Task prompt: Write out the listing, please, but only from its first line through the line containing "DQ_VALUES = [1e-5, 1e-3, 4e-3, 1e-2, 2e-2, 4e-2, 1e-1]", exactly as given and without pictures.

Collected data:
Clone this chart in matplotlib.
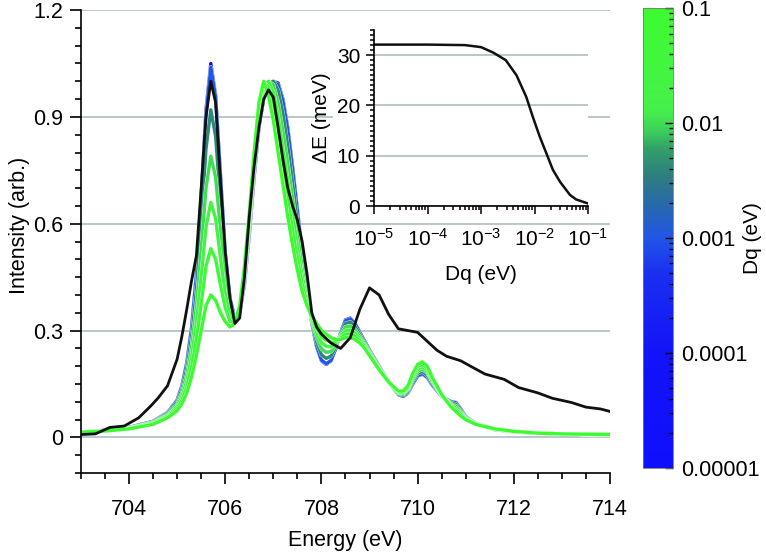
"""Fe L3-edge XAS: simulated spectra vs Dq (colour) with experiment (black), inset dE(Dq)."""
import matplotlib
matplotlib.use("Agg")
import matplotlib.pyplot as plt
import numpy as np
from matplotlib.colors import LinearSegmentedColormap, LogNorm
from matplotlib.cm import ScalarMappable
from matplotlib.patches import Rectangle
from matplotlib.ticker import MultipleLocator, LogLocator, NullFormatter
import matplotlib.patheffects as pe

plt.rcParams["font.family"] = ["Liberation Sans", "DejaVu Sans"]
plt.rcParams["mathtext.fontset"] = "custom"
plt.rcParams["mathtext.rm"] = "Liberation Sans"

# --- experiment (black) ---
E_EXP = [703.0, 703.3, 703.6, 703.9, 704.2, 704.45, 704.6, 704.8, 705.0, 705.1,
         705.2, 705.3, 705.4, 705.5, 705.6, 705.7, 705.8, 705.9, 706.0, 706.1,
         706.2, 706.3, 706.4, 706.5, 706.6, 706.7, 706.8, 706.9, 707.0, 707.1,
         707.2, 707.3, 707.4, 707.5, 707.6, 707.7, 707.8, 707.9, 708.0, 708.2,
         708.4, 708.6, 708.8, 709.0, 709.2, 709.4, 709.6, 709.8, 710.0, 710.2,
         710.4, 710.6, 710.9, 711.1, 711.4, 711.8, 712.1, 712.5, 712.8, 713.2,
         713.5, 713.8, 714.0]
I_EXP = [0.008, 0.01, 0.028, 0.032, 0.055, 0.088, 0.11, 0.145, 0.22, 0.285,
         0.36, 0.44, 0.51, 0.70, 0.90, 1.0, 0.94, 0.72, 0.52, 0.39,
         0.32, 0.335, 0.45, 0.62, 0.76, 0.87, 0.95, 0.976, 0.955, 0.87,
         0.78, 0.70, 0.65, 0.61, 0.55, 0.46, 0.35, 0.31, 0.29, 0.265,
         0.25, 0.28, 0.36, 0.42, 0.40, 0.345, 0.305, 0.30, 0.295, 0.27,
         0.245, 0.228, 0.215, 0.20, 0.178, 0.163, 0.14, 0.125, 0.11, 0.098,
         0.085, 0.08, 0.073]

# --- simulations, one per Dq (eV) ---
E_SIM = [703.0, 703.5, 704.0, 704.5, 704.8,
         705.0, 705.1, 705.2, 705.3, 705.4, 705.5, 705.6, 705.7, 705.8, 705.9,
         706.0, 706.1, 706.2, 706.3, 706.4, 706.5, 706.6, 706.7, 706.8, 706.9,
         707.0, 707.1, 707.2, 707.3, 707.4, 707.5, 707.6, 707.7, 707.8, 707.9,
         708.0, 708.1, 708.2, 708.3, 708.4, 708.5, 708.6, 708.7, 708.8, 708.9,
         709.0, 709.2, 709.4, 709.6,
         709.7, 709.8, 709.9,
         710.0, 710.1, 710.2, 710.3,
         710.5, 710.7, 710.8, 710.9,
         711.0, 711.2, 711.6, 712.0, 712.5, 713.0, 714.0]

DQ_VALUES = [1e-5, 1e-3, 4e-3, 1e-2, 2e-2, 4e-2, 1e-1]

I_DQ_1E5 = [0.015, 0.02, 0.028, 0.045, 0.07,
            0.105, 0.145, 0.21, 0.31, 0.46, 0.68, 0.92, 1.05, 0.96, 0.74,
            0.52, 0.39, 0.335, 0.35, 0.43, 0.57, 0.73, 0.87, 0.95, 0.99,
            1.0, 0.995, 0.95, 0.87, 0.76, 0.64, 0.52, 0.41, 0.32, 0.255,
            0.215, 0.205, 0.215, 0.25, 0.295, 0.33, 0.335, 0.32, 0.295, 0.27,
            0.245, 0.2, 0.155, 0.12,
            0.115, 0.125, 0.15,
            0.172, 0.178, 0.168, 0.148,
            0.115, 0.10, 0.098, 0.08,
            0.058, 0.04, 0.022, 0.016, 0.012, 0.01, 0.008]
I_DQ_1E3 = [0.015, 0.02, 0.028, 0.045, 0.069,
            0.104, 0.144, 0.208, 0.305, 0.455, 0.67, 0.905, 1.04, 0.955, 0.735,
            0.515, 0.388, 0.334, 0.35, 0.432, 0.572, 0.732, 0.872, 0.952, 0.992,
            1.0, 0.99, 0.945, 0.865, 0.755, 0.636, 0.518, 0.41, 0.321, 0.257,
            0.217, 0.207, 0.216, 0.25, 0.294, 0.328, 0.333, 0.319, 0.294, 0.27,
            0.245, 0.2, 0.155, 0.12,
            0.115, 0.126, 0.151,
            0.173, 0.179, 0.169, 0.148,
            0.115, 0.10, 0.097, 0.079,
            0.058, 0.04, 0.022, 0.016, 0.012, 0.01, 0.008]
I_DQ_4E3 = [0.015, 0.02, 0.027, 0.043, 0.067,
            0.099, 0.135, 0.193, 0.282, 0.414, 0.604, 0.81, 0.92, 0.845, 0.662,
            0.481, 0.374, 0.332, 0.354, 0.44, 0.582, 0.744, 0.884, 0.96, 0.995,
            1.0, 0.975, 0.91, 0.82, 0.716, 0.606, 0.498, 0.402, 0.324, 0.268,
            0.232, 0.222, 0.228, 0.255, 0.291, 0.32, 0.324, 0.311, 0.289, 0.266,
            0.242, 0.198, 0.155, 0.122,
            0.118, 0.129, 0.156,
            0.179, 0.185, 0.174, 0.152,
            0.116, 0.097, 0.093, 0.076,
            0.056, 0.039, 0.022, 0.016, 0.012, 0.01, 0.008]
I_DQ_1E2 = [0.015, 0.019, 0.026, 0.042, 0.064,
            0.093, 0.125, 0.176, 0.254, 0.368, 0.528, 0.70, 0.79, 0.73, 0.584,
            0.442, 0.358, 0.329, 0.358, 0.45, 0.594, 0.758, 0.898, 0.97, 1.0,
            0.99, 0.94, 0.86, 0.77, 0.672, 0.572, 0.476, 0.394, 0.328, 0.281,
            0.249, 0.239, 0.241, 0.26, 0.287, 0.31, 0.313, 0.302, 0.283, 0.262,
            0.239, 0.196, 0.155, 0.124,
            0.121, 0.133, 0.162,
            0.185, 0.192, 0.181, 0.157,
            0.117, 0.094, 0.088, 0.072,
            0.055, 0.039, 0.023, 0.016, 0.012, 0.01, 0.008]
I_DQ_2E2 = [0.015, 0.019, 0.026, 0.040, 0.061,
            0.087, 0.115, 0.159, 0.226, 0.322, 0.452, 0.59, 0.66, 0.615, 0.506,
            0.403, 0.342, 0.326, 0.362, 0.46, 0.606, 0.772, 0.912, 0.985, 1.0,
            0.97, 0.90, 0.81, 0.72, 0.628, 0.538, 0.454, 0.386, 0.332, 0.294,
            0.266, 0.256, 0.254, 0.265, 0.283, 0.30, 0.302, 0.293, 0.277, 0.258,
            0.236, 0.194, 0.155, 0.126,
            0.124, 0.137, 0.168,
            0.192, 0.198, 0.187, 0.161,
            0.118, 0.091, 0.082, 0.068,
            0.053, 0.038, 0.023, 0.017, 0.012, 0.01, 0.008]
I_DQ_4E2 = [0.015, 0.018, 0.025, 0.039, 0.058,
            0.081, 0.105, 0.142, 0.198, 0.276, 0.376, 0.48, 0.53, 0.50, 0.428,
            0.364, 0.326, 0.323, 0.366, 0.47, 0.618, 0.786, 0.93, 0.995, 0.985,
            0.93, 0.85, 0.76, 0.67, 0.584, 0.504, 0.432, 0.378, 0.336, 0.307,
            0.283, 0.273, 0.267, 0.27, 0.279, 0.29, 0.291, 0.284, 0.271, 0.254,
            0.233, 0.192, 0.155, 0.128,
            0.127, 0.141, 0.174,
            0.198, 0.205, 0.194, 0.166,
            0.119, 0.088, 0.077, 0.064,
            0.052, 0.038, 0.024, 0.017, 0.012, 0.01, 0.008]
I_DQ_1E1 = [0.015, 0.018, 0.024, 0.037, 0.055,
            0.075, 0.095, 0.125, 0.17, 0.23, 0.30, 0.37, 0.40, 0.385, 0.35,
            0.325, 0.31, 0.32, 0.37, 0.48, 0.63, 0.80, 0.94, 1.0, 0.96,
            0.89, 0.80, 0.71, 0.62, 0.54, 0.47, 0.41, 0.37, 0.34, 0.32,
            0.30, 0.29, 0.28, 0.275, 0.275, 0.28, 0.28, 0.275, 0.265, 0.25,
            0.23, 0.19, 0.155, 0.13,
            0.13, 0.145, 0.18,
            0.205, 0.212, 0.2, 0.17,
            0.12, 0.085, 0.072, 0.06,
            0.05, 0.037, 0.024, 0.017, 0.012, 0.01, 0.008]
SIM_CURVES = [I_DQ_1E5, I_DQ_1E3, I_DQ_4E3, I_DQ_1E2, I_DQ_2E2, I_DQ_4E2, I_DQ_1E1]

# --- inset: splitting vs Dq ---
DQ_INSET = [1e-5, 1e-4, 5e-4, 1e-3, 1.7e-3, 2.9e-3, 4.6e-3, 7e-3, 9.3e-3,
            1.25e-2, 1.66e-2, 2.2e-2, 3e-2, 4.6e-2, 6e-2, 1e-1]
DE_INSET = [32.1, 32.1, 32.0, 31.6, 30.5, 29.0, 26.0, 21.7, 17.7,
            13.8, 10.5, 7.2, 4.8, 2.2, 1.3, 0.5]

CBAR_TICKS = [1e-5, 1e-4, 1e-3, 1e-2, 1e-1]
CBAR_LABELS = ["0.00001", "0.0001", "0.001", "0.01", "0.1"]

GRID = "#b9c6ca"
FS = 15.5

# blue -> teal -> green, positions on the log10(Dq) axis (0 = 1e-5, 1 = 0.1)
cmap = LinearSegmentedColormap.from_list("dq", [
    (0.0, "#0f0fff"), (0.25, "#1313f8"), (0.425, "#1a30f0"), (0.5, "#2255e6"),
    (0.575, "#286aa8"), (0.636, "#2e7e80"), (0.695, "#32a068"),
    (0.739, "#3ed45a"), (0.779, "#46f04a"), (1.0, "#3cfc30")])
sm = ScalarMappable(norm=LogNorm(1e-5, 1e-1), cmap=cmap)

fig = plt.figure(figsize=(7.66, 5.55), dpi=100)
ax = fig.add_axes([0.1057, 0.1477, 0.6906, 0.8342])

for dq, ys in zip(DQ_VALUES, SIM_CURVES):
    ax.plot(E_SIM, ys, color=sm.to_rgba(dq), lw=2.4, solid_joinstyle="round",
            path_effects=[pe.Stroke(linewidth=2.8, foreground="white"), pe.Normal()])
ax.plot(E_EXP, I_EXP, color="#111111", lw=2.0, solid_joinstyle="round")

ax.set_xlim(703, 714)
ax.set_ylim(-0.1, 1.2)
ax.set_yticks([0, 0.3, 0.6, 0.9, 1.2])
ax.set_yticklabels(["0", "0.3", "0.6", "0.9", "1.2"])
ax.yaxis.set_minor_locator(MultipleLocator(0.05))
ax.set_xticks([704, 706, 708, 710, 712, 714])
ax.xaxis.set_minor_locator(MultipleLocator(0.5))
ax.tick_params(which="both", direction="out", width=1.2, labelsize=FS, colors="black")
ax.tick_params(which="major", length=8)
ax.tick_params(axis="x", which="major", pad=11)
ax.tick_params(axis="y", which="major", pad=5)
ax.tick_params(which="minor", length=4.5)
for s in ("top", "right"):
    ax.spines[s].set_visible(False)
for s in ("left", "bottom"):
    ax.spines[s].set_linewidth(1.2)
ax.set_axisbelow(True)
ax.yaxis.grid(True, color=GRID, lw=1.4)
ax.set_xlabel("Energy (eV)", fontsize=FS, labelpad=7)
ax.set_ylabel("Intensity (arb.)", fontsize=FS)
ax.yaxis.set_label_coords(-0.097, 0.535)

# white panel behind the inset and its labels
ax.add_patch(Rectangle((333 / 766, 1 - 215 / 555), (588 - 333) / 766, (215 - 22) / 555,
                       transform=fig.transFigure, facecolor="white", edgecolor="none",
                       zorder=1, clip_on=False))

# inset
ins = fig.add_axes([0.4883, 0.6288, 0.2794, 0.3171])
ins.plot(DQ_INSET, DE_INSET, color="#111111", lw=1.8)
ins.set_xscale("log")
ins.set_xlim(1e-5, 1e-1)
ins.set_ylim(0, 35)
ins.set_yticks([0, 10, 20, 30])
ins.yaxis.set_minor_locator(MultipleLocator(1))
ins.xaxis.set_major_locator(LogLocator(base=10, numticks=10))
ins.xaxis.set_minor_locator(LogLocator(base=10, subs=np.arange(2, 10), numticks=10))
ins.xaxis.set_minor_formatter(NullFormatter())
ins.tick_params(which="both", direction="out", width=1.1, labelsize=15)
ins.tick_params(which="major", length=6, pad=4)
ins.tick_params(axis="x", which="major", pad=10)
ins.tick_params(which="minor", length=3)
for s in ("top", "right"):
    ins.spines[s].set_visible(False)
for s in ("left", "bottom"):
    ins.spines[s].set_linewidth(1.2)
ins.set_axisbelow(True)
ins.yaxis.grid(True, color=GRID, lw=1.4)
ins.set_xlabel("Dq (eV)", fontsize=15, labelpad=11)
ins.set_ylabel("\u0394E (meV)", fontsize=15, labelpad=4)

# colour bar
cax = fig.add_axes([0.8394, 0.1568, 0.0392, 0.8288])
cb = fig.colorbar(sm, cax=cax)
cb.set_ticks(CBAR_TICKS)
cb.set_ticklabels(CBAR_LABELS)
cax.yaxis.set_minor_locator(LogLocator(base=10, subs=np.arange(2, 10), numticks=10))
cax.yaxis.set_minor_formatter(NullFormatter())
cax.tick_params(which="both", direction="in", right=True, width=1.0, labelsize=FS)
cax.tick_params(which="major", length=6, pad=6)
cax.tick_params(which="minor", length=3)
cb.outline.set_edgecolor("#777777")
cb.outline.set_linewidth(0.6)
fig.text(753 / 766, 1 - 238 / 555, "Dq (eV)", rotation=90, ha="center", va="center",
         fontsize=15)

fig.savefig("out.png", dpi=100)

Final answer:
Clone this chart in matplotlib.
"""Fe L3-edge XAS: simulated spectra vs Dq (colour) with experiment (black), inset dE(Dq)."""
import matplotlib
matplotlib.use("Agg")
import matplotlib.pyplot as plt
import numpy as np
from matplotlib.colors import LinearSegmentedColormap, LogNorm
from matplotlib.cm import ScalarMappable
from matplotlib.patches import Rectangle
from matplotlib.ticker import MultipleLocator, LogLocator, NullFormatter
import matplotlib.patheffects as pe

plt.rcParams["font.family"] = ["Liberation Sans", "DejaVu Sans"]
plt.rcParams["mathtext.fontset"] = "custom"
plt.rcParams["mathtext.rm"] = "Liberation Sans"

# --- experiment (black) ---
E_EXP = [703.0, 703.3, 703.6, 703.9, 704.2, 704.45, 704.6, 704.8, 705.0, 705.1,
         705.2, 705.3, 705.4, 705.5, 705.6, 705.7, 705.8, 705.9, 706.0, 706.1,
         706.2, 706.3, 706.4, 706.5, 706.6, 706.7, 706.8, 706.9, 707.0, 707.1,
         707.2, 707.3, 707.4, 707.5, 707.6, 707.7, 707.8, 707.9, 708.0, 708.2,
         708.4, 708.6, 708.8, 709.0, 709.2, 709.4, 709.6, 709.8, 710.0, 710.2,
         710.4, 710.6, 710.9, 711.1, 711.4, 711.8, 712.1, 712.5, 712.8, 713.2,
         713.5, 713.8, 714.0]
I_EXP = [0.008, 0.01, 0.028, 0.032, 0.055, 0.088, 0.11, 0.145, 0.22, 0.285,
         0.36, 0.44, 0.51, 0.70, 0.90, 1.0, 0.94, 0.72, 0.52, 0.39,
         0.32, 0.335, 0.45, 0.62, 0.76, 0.87, 0.95, 0.976, 0.955, 0.87,
         0.78, 0.70, 0.65, 0.61, 0.55, 0.46, 0.35, 0.31, 0.29, 0.265,
         0.25, 0.28, 0.36, 0.42, 0.40, 0.345, 0.305, 0.30, 0.295, 0.27,
         0.245, 0.228, 0.215, 0.20, 0.178, 0.163, 0.14, 0.125, 0.11, 0.098,
         0.085, 0.08, 0.073]

# --- simulations, one per Dq (eV) ---
E_SIM = [703.0, 703.5, 704.0, 704.5, 704.8,
         705.0, 705.1, 705.2, 705.3, 705.4, 705.5, 705.6, 705.7, 705.8, 705.9,
         706.0, 706.1, 706.2, 706.3, 706.4, 706.5, 706.6, 706.7, 706.8, 706.9,
         707.0, 707.1, 707.2, 707.3, 707.4, 707.5, 707.6, 707.7, 707.8, 707.9,
         708.0, 708.1, 708.2, 708.3, 708.4, 708.5, 708.6, 708.7, 708.8, 708.9,
         709.0, 709.2, 709.4, 709.6,
         709.7, 709.8, 709.9,
         710.0, 710.1, 710.2, 710.3,
         710.5, 710.7, 710.8, 710.9,
         711.0, 711.2, 711.6, 712.0, 712.5, 713.0, 714.0]

DQ_VALUES = [1e-5, 1e-3, 4e-3, 1e-2, 2e-2, 4e-2, 1e-1]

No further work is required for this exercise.